I completely agree that not needing to micro is good thing, and that it is better when choices are interesting.

So a good rule is: only one CS DOW allowed per game.

After the Halloween Patch, I am pretty sure you can get away with two CS DOWs per game. In all this time, I have not had good cause to try it myself.

but why would the people in my capital care?

global happiness ... isnt very logical and thus hurts immersion

I rationalize it as citizens hating having inhumane leadership, even if the war crimes are happening far away. The global happiness mechanism feels logical enough to me, and does not break my sense of immersion at all.

Unless you absolutely HAVE to go through them, there is no point capturing CS that are allied with an AI you at war at.

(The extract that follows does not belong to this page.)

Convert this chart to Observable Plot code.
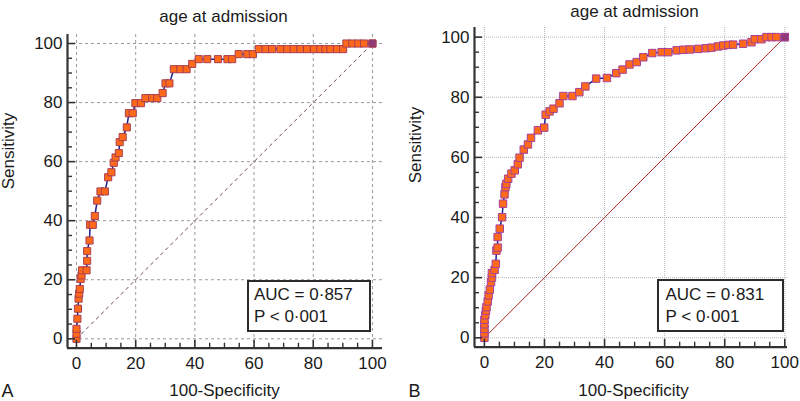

I absolutely agree. If left alive, CS soon enough become friends or allies. And a friendly CS is more valuable than a puppet city. My comment was in the context of how the OP was already playing.
 
I would disagree that global happiness breaks immersion. One can quibble with the terms "happiness" and "unhappiness" (Civ BE uses health and unhealthy, which are equally clumsy), but in the context of Civ they reflect real issues in large countries.

For example, when East Germany acceded to the FRG, Germans were pretty uniformly pleased about reunification in general, but there were strong pockets of discontent in the west about diversion of resources to bring the east up to speed and in the east about the pace of integration. It was, of course, much more complicated than that, but modeling that as a CiV happiness problem should not be immersion breaking.

Some also express irritation that conquering other cities should affect global happiness (shouldn't my citizens be ecstatic? -they're on the winning team and our empire is expanding). Ask yourself this -- if the U.S. had decided to permanently puppet or annex Iraq (to use CiV terms), with many turns of revolt, would the US citizenry have been happy or angry?

The mechanic has its flaws, but immersion breaking isn't (IMO) one of them.